Even more disappointingly, Democratic leaders seemed taken by surprise that the evangelical Protestants and traditionalist Catholics that have powerful influence in the Republican Party meant it when they said they intended to outlaw abortion – and apparently failed to notice how they had shrewdly maneuvered to achieve that outcome by influencing both media and the political process.

Elite media gatekeepers undoubtedly share some of the blame for the total lack of preparation with which Democrats met the overturning of Roe

These same Democratic leaders proved to be woefully unprepared to respond effectively when the Roberts Court – that is, the Supreme Court as led by chief justice John Roberts since 2005 – struck down Roe in June. The following month, US vice president Kamala Harris appeared shocked as she admitted that “we took for granted” the right to abortion. Although she remained poised as always, the confidence she often projects in her public speaking was lacking, replaced with a sense of urgent concern that cannot be described as reassuring. In the same CBS television interview, Harris emphasized that “Congress needs to act” to codify the protections no longer afforded by Roe. Although Democrats controlled both the House and the Senate at the time, congressional leaders failed to do so before the November midterms.

Elite media gatekeepers undoubtedly share some of the blame for the total lack of preparation with which Democrats met the overturning of Roe. As dedicated researchers who monitor the right have complained for decades, major media outlets tend to soft-pedal or deny the threat of authoritarian Christianity. Evangelicals in particular have proven very savvy at PR and branding, and have often been able to cover themselves in major newspapers like The New York Times and The Washington Post, heavily shaping the narrative about evangelicals that reaches the reading public.

Undue deference to Christian privilege, and journalists’ fear of offending a large demographic, have functioned alongside successful Christian right efforts to cultivate friendly relationships with reporters to silence the voices of critical observers. But as the Christian right built a lobbying juggernaut that has wielded powerful influence at home and abroad over decades, liberals dithered instead of building an effective counter-lobby.

The United States should not have lost Roe, and we may not have lost it if America’s elite editors, journalists, and Democratic politicians had been willing to listen to those of us who knew what the Christian right was and saw the authoritarian direction in which the Republican Party was headed well before the years of the Trump presidency.

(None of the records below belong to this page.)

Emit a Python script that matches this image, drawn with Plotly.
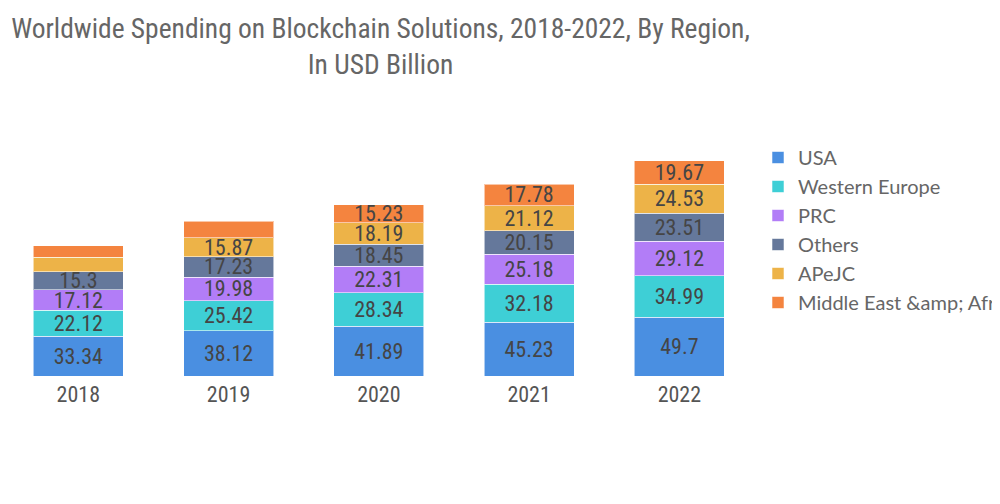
import plotly.graph_objects as go

years = ["2018", "2019", "2020", "2021", "2022"]
series_names = ["USA", "Western Europe", "PRC", "Others", "APeJC", "Middle East &amp;amp; Africa"]
usa = [33.34, 38.12, 41.89, 45.23, 49.7]
western_europe = [22.12, 25.42, 28.34, 32.18, 34.99]
prc = [17.12, 19.98, 22.31, 25.18, 29.12]
others = [15.3, 17.23, 18.45, 20.15, 23.51]
apejc = [12.2, 15.87, 18.19, 21.12, 24.53]
mea = [9.8, 14.1, 15.23, 17.78, 19.67]
colors = ["#4A8FE1", "#3ECFD6", "#B27DF7", "#65789B", "#EDB348", "#F4843F"]
label_min = 15  # segments smaller than this carry no label

NARROW = "Liberation Sans Narrow, Arial Narrow, Roboto Condensed, sans-serif"

fig = go.Figure()
for name, vals, col in zip(series_names, [usa, western_europe, prc, others, apejc, mea], colors):
    fig.add_trace(go.Bar(
        x=years, y=vals, name=name,
        marker=dict(color=col, line=dict(color="rgba(255,255,255,0.55)", width=1)),
        text=[f"{v:g}" if v >= label_min else "" for v in vals],
        textposition="inside", insidetextanchor="middle", textangle=0,
        constraintext="none",
        insidetextfont=dict(family=NARROW, size=22, color="#454545"),
        hoverinfo="skip",
    ))

fig.update_layout(
    barmode="stack",
    bargap=0.4,
    width=1000, height=504,
    margin=dict(l=0, r=255, t=131, b=136, autoexpand=False),
    paper_bgcolor="white", plot_bgcolor="white",
    title=dict(
        text="Worldwide Spending on Blockchain Solutions, 2018-2022, By Region,<br>In USD Billion",
        x=0.5, xref="paper", xanchor="center",
        y=1 - 30 / 504, yref="container", yanchor="top",
        font=dict(family=NARROW, size=27.5, color="#666666"),
    ),
    xaxis=dict(showgrid=False, showline=False, zeroline=False, ticks="",
               range=[-0.468, 4.49], ticklabelstandoff=3,
               tickfont=dict(family=NARROW, size=22, color="#555555")),
    yaxis=dict(visible=False, range=[0, 200]),
    legend=dict(
        xref="container", yref="container",
        x=0.75, xanchor="left", y=1 - 130 / 504, yanchor="top",
        font=dict(family="Lato, sans-serif", size=20, color="#666666"),
        traceorder="normal", itemclick=False,
    ),
    showlegend=True,
)

fig.write_html("out.html")
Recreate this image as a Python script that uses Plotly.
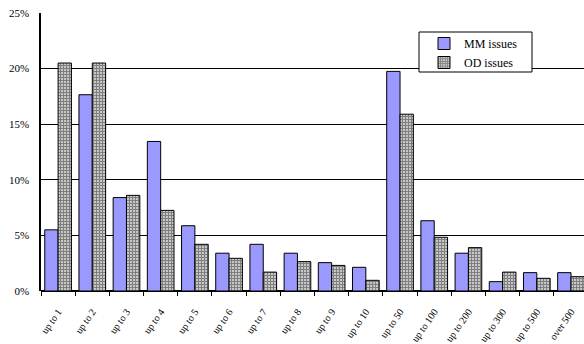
import plotly.graph_objects as go

categories = ["up to 1", "up to 2", "up to 3", "up to 4", "up to 5", "up to 6",
              "up to 7", "up to 8", "up to 9", "up to 10", "up to 50", "up to 100",
              "up to 200", "up to 300", "up to 500", "over 500"]
mm_issues = [5.5, 17.65, 8.4, 13.45, 5.87, 3.4, 4.2, 3.4, 2.55, 2.13, 19.75, 6.32,
             3.4, 0.84, 1.65, 1.65]
od_issues = [20.5, 20.5, 8.6, 7.25, 4.2, 2.94, 1.7, 2.64, 2.3, 0.96, 15.9, 4.83,
             3.9, 1.7, 1.14, 1.29]
y_ticks = [0, 5, 10, 15, 20, 25]
y_labels = ["0%", "5%", "10%", "15%", "20%", "25%"]

FONT = "Liberation Serif"
W, H = 584, 344
ML, MR, MT, MB = 41, 0, 13, 53

fig = go.Figure()
fig.add_trace(go.Bar(
    x=categories, y=mm_issues, name="MM issues",
    marker=dict(color="#9999FF", line=dict(color="black", width=1)),
))
fig.add_trace(go.Bar(
    x=categories, y=od_issues, name="OD issues",
    marker=dict(color="white", line=dict(color="black", width=1),
                pattern=dict(shape="+", size=3, solidity=0.75,
                             fgcolor="black", bgcolor="white")),
))

# legend frame drawn in pixel-based paper coordinates
pw, ph = W - ML - MR, H - MT - MB
def px(x):
    return (x - ML) / pw
def py(y):
    return (H - MB - y) / ph

fig.add_shape(type="rect", xref="paper", yref="paper",
              x0=px(419), x1=px(532), y0=py(72), y1=py(32),
              line=dict(color="black", width=1), fillcolor="white", layer="above")

fig.update_layout(
    width=W, height=H,
    margin=dict(l=ML, r=MR, t=MT, b=MB, autoexpand=False),
    paper_bgcolor="white", plot_bgcolor="white",
    font=dict(family=FONT, size=11, color="black"),
    barmode="group", bargap=0.22, bargroupgap=0,
    showlegend=True,
    legend=dict(x=px(424), y=py(29), xanchor="left", yanchor="top",
                bgcolor="rgba(0,0,0,0)", borderwidth=0,
                font=dict(family=FONT, size=12), tracegroupgap=0,
                itemwidth=30),
    xaxis=dict(
        range=[-0.5, 15.38], tickangle=-55, tickson="boundaries",
        ticks="outside", ticklen=4, tickcolor="black",
        showline=False, showgrid=False, zeroline=False,
        ticklabelstandoff=12, automargin=False,
        tickfont=dict(family=FONT, size=10),
    ),
    yaxis=dict(
        range=[0, 25], tickvals=y_ticks, ticktext=y_labels,
        showgrid=True, gridcolor="black", gridwidth=1,
        showline=True, linecolor="black", linewidth=1.5,
        zeroline=True, zerolinecolor="black", zerolinewidth=1.5,
        ticks="", ticklabelstandoff=8, automargin=False,
        tickfont=dict(family=FONT, size=11),
    ),
)

fig.write_html("out.html")
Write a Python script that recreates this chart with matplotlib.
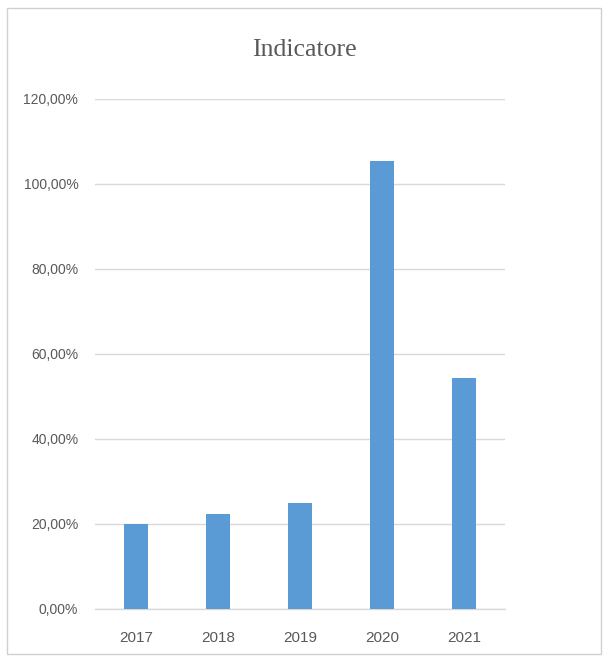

This is frustrating and personal to me, since I grew up in the Christian right, taught that “liberals kill babies” and mobilized to fight the culture wars in church and Christian school from as far back as I remember. The fear-mongering is intense, the hatred is real, and when a political party unleashes that kind of ideological monster for political gain, there is no preventing it from wreaking havoc.

It shouldn’t have taken the loss of abortion rights for the American public to understand how serious a threat to democracy and human rights the Christian right is. I can only hope that, going ahead, liberals and leftists, as well as media elites and Democratic leaders, will act more responsibly in exposing and opposing the Christian right’s efforts and goals.

Anti-choice radicals played the long game in both PR and politics, and they won. American human rights advocates must finally begin to do the same if we hope to defeat them in the future.